A Beaker: New and Selected Poems
Caroline Knox
University of Georgia Press, 2002
$14 (paper), ISBN 0-9703672-7-9
Torque means "the moment of a force, " "a measure
of its tendency, " "Turning or twisting." Caroline
Knox knows this, I'm sure. Her poems a tour de force of torque. They
are under pressure. They are pressure, applied to language, applied
to what the mind can do and the senses.
This moment of force, this torquing can make for a challenging read.
Knox's poems are intellectual and quirky, like brainteasers. With
special guest appearances by Kenneth Koch, Bob Marley, Bruce Springsteen,
Shelley Winters, Agatha Christie, General MacArthur, Harry Truman,
Pelé, Jerry Garcia, Wallace Stevens, Nancy Drew, Lizzie Borden,
and, of course, the Reformed Red Hat Nuns of Tibet, how could they
not be? But the poems are also riveting in other ways, capturing our
attention on many levels at once.
As she writes in "Gorbachev Moon": "Inside this idea/
there is another idea." Sort of like nesting dolls, only with
more import. That is, import in terms of more at stake, more gravity,
and more brought into the poem, foreign goods.
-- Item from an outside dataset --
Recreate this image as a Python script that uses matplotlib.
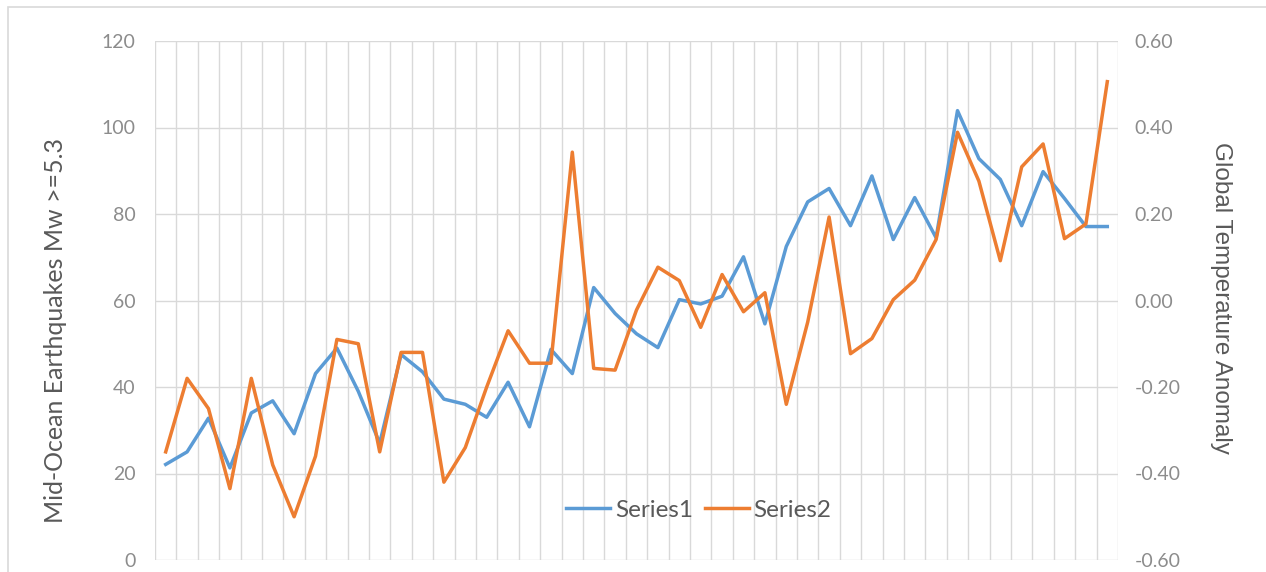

And there is a sense of foreignness in these poems, of physical travel
and time travel. The feeling of hurtling through space, moving so
fast one seems not to move at all. Consider the "snowy globe"
of the poem "Gift." What a better metaphor for the swirling,
shaken quality of Knox's poems?
The snowy globe rotates
in true and short imagist fashion
obviating prosy and secular freight
As we speak, the flakes,
keeping to cold orbits
are grounded ultimately on a
terra firma base
made in China
made of plastic.
The speaker is talking of a snow globe, I know that, but I am thinking
of Knox's poems. Of how they can be shaken and turned over, "righted,"
as it were. But on the underside: a mark of origins and the play of
language, the oddness of "facts."
Elsewhere, too, Knox's poems swirl and eddy, enjoying the silly,
sometimes dizzying, sometimes mystifying twists and turns of language.
Lines such as these from "Famous Bigshots" are not unusual
in this collection:
Famous bigshots of the world unite
in black tie and nutria stormcoats,
omnicompetent, handsome dreamboats
totally snazzy and slightly snobby
exclusive hotshots with prodigious bankrolls
for clandestine bombshells, gaslight
escorts,
splendidly outfitted armfuls of cashmere
adjudged diaphanous.
In fact, many of the poems tumble down the page, over themselves,
into our laps, in this same way. And of course, when reading a new
and selected volume, the impression is always one of time, of persistence,
of the poet having kept at it.
Beaker, which includes work from books published in 1984,
1989, and 1994, is definitely evidence of Knox's persistence, her
repeated willingness to tackle the intricacies and intersections of
language and experience. Perhaps this accounts for the number of poems
that deal with exploration, both physical and psychic, including "To
Newfoundland," "Log of the Snow Star," "Railroads
and Newspapers," "Pantoum du Chat," "Nashotah,"
and many, many others. The title poem, "Beaker," is an excellent
example of Knox's capacity for exploration via noticing, particularly
noticing of that which is commonly overlooked. After introducing the
beaker in question, the speaker goes on to describe the vessel's engraving:
Memento John Saffin Junior
Obijt 9 Dec 1678
Memento: the unlooked-for and
predictable;
Obijt: the death of Saffin's
namesake child;
9 Dec: early, unlooked-for winter;
1678: Boston, a city upon a hill.
These lines illustrate Knox's gift not only for incision and intellectual
agility, but also for emotional resonance. This sort of vitality on
all levels is characteristic of Knox's poems and reminds me of how
bland so much of contemporary poetry is, preferring to sound one note
or maybe two shy ones, while she strikes up the band and leads the
whole gang of instruments down the street.
Or maybe the image is just as magical but quieter, as in "Beaker."
I'm thinking now of a volume of new and selected poems like a trail
of breadcrumbs: I was here and here and here.
Except in Knox's case, the trail veers off in unexpected ways or climbs
a tree or spells out a word on the forest floor.